The deadline is Dec. 2.

That’s when General Motors Corp., Ford Motor Co. and Chrysler LLC have to give Congress a plan for rebuilding and modernizing their industry that’s convincing enough to persuade skeptical lawmakers that they should get a federal lifeline. If they do, Congress might return the following week to vote on a multimillion-dollar loan package.

Then again, it might not.

“Think of us as a venture capital firm,” suggested Sen. Chris Dodd, D-Conn., the Senate Banking Committee chairman. “And we’re asking them, ‘What are you going to do if you get this investment from us?’ ”

So far, the companies – clobbered by lackluster sales and choked credit – have painted a grim picture of what would happen if they don’t get the aid. GM has said it could go under before year’s end, and Chrysler might not be far behind. Ford has said it can survive through 2009, but it’s unclear how much longer – and if even one company were to collapse, it could cause a cascade and devastate the rest.

The demise of the rescue – at least for now – left the automakers’ fate uncertain, and sent Wall Street spiraling to its lowest level in years. The Dow Jones industrials dropped 445 points, the second straight plunge of more than 400, and hit the lowest point in nearly six years.

Democratic leaders scrapped votes on the auto rescue, postponing until next month a politically tricky decision on whether to approve yet another unpopular bailout at a time of economic peril, or risk being blamed for the implosion of an industry that employs millions and has broad reach into all aspects of the U.S. economy.

GM, Ford and Chrysler quickly issued statements promising to submit the blueprint the Democrats demanded.

For now, however, the Democrats said the aid plan lacked the support to pass Congress and be signed by Bush.

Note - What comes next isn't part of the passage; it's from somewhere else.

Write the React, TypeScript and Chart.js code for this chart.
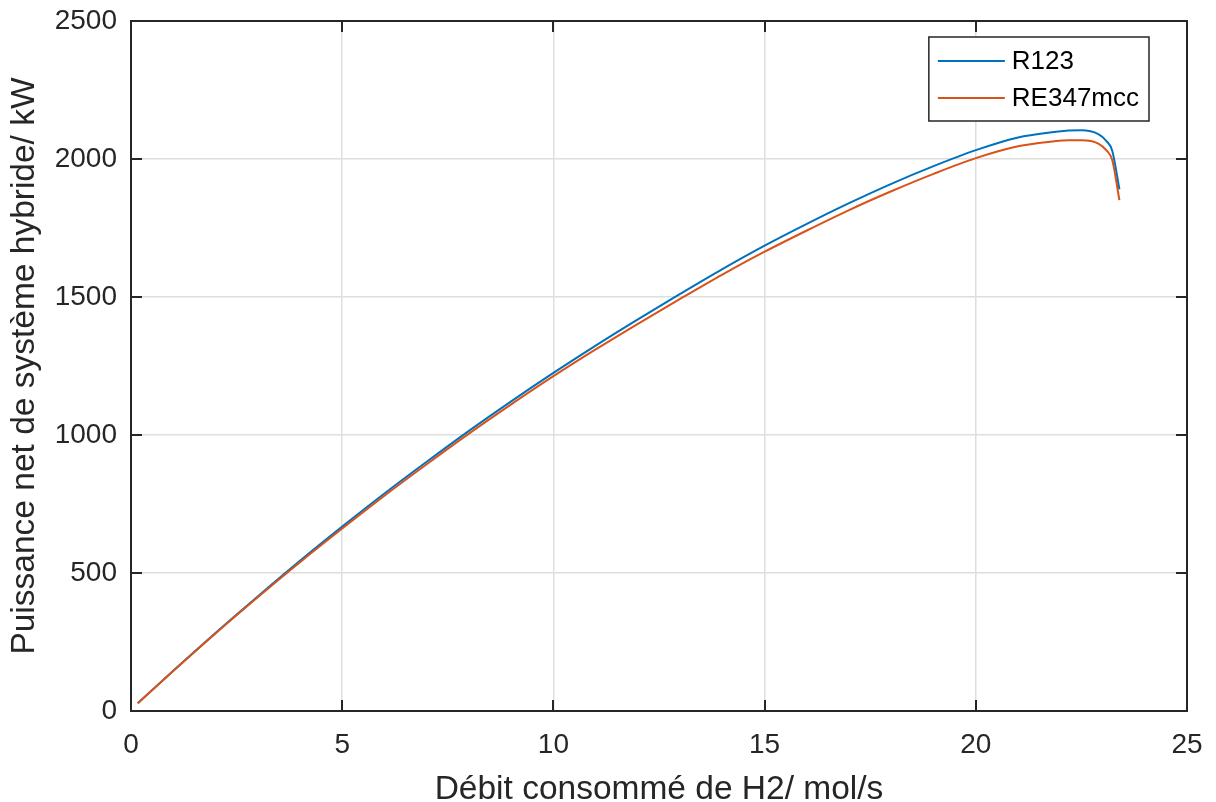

Bush and congressional Republicans had balked at Democrats’ suggestion to draw emergency auto industry loans from the $700 billion Wall Street rescue fund. Most Democrats were unwilling to go along with a separate, bipartisan effort backed by the White House to temporarily divert an existing program to help carmakers produce vehicles that burn less gasoline to cover the companies’ immediate financial needs.

Still, Democratic leaders were unwilling to close up shop for the year and appear to be turning a deaf ear to the industry. So they assigned the carmakers homework and said they might yet get their help.

“We’re saying, ‘OK, we know you must be working on this,’ ” House Speaker Nancy Pelosi, D-Calif., said. “Have it for us in the next week and a half.”

The White House criticized the delay, saying the plan to let the automakers tap the fuel-efficiency loans for their short-term cash needs should be considered.

The chief executives of the Big Three automakers appealed personally to lawmakers for the loans this week, saying their problem was the economic meltdown that has walloped their industry – not that they were manufacturing unappealing cars.

But whatever support they found sagged when it became known that each of them had flown into Washington aboard multimillion-dollar corporate jets. Reid observed that was “difficult to explain” to taxpayers in his hometown of Searchlight, Nev.

Even if lawmakers return to vote, they are likely to insist on numerous conditions on any loans. Democrats and Republicans alike want the government to get a chance to share in future profits by the auto companies, require them to limit executives’ pay packages and prohibit use of the funds for lobbying or paying shareholders dividends.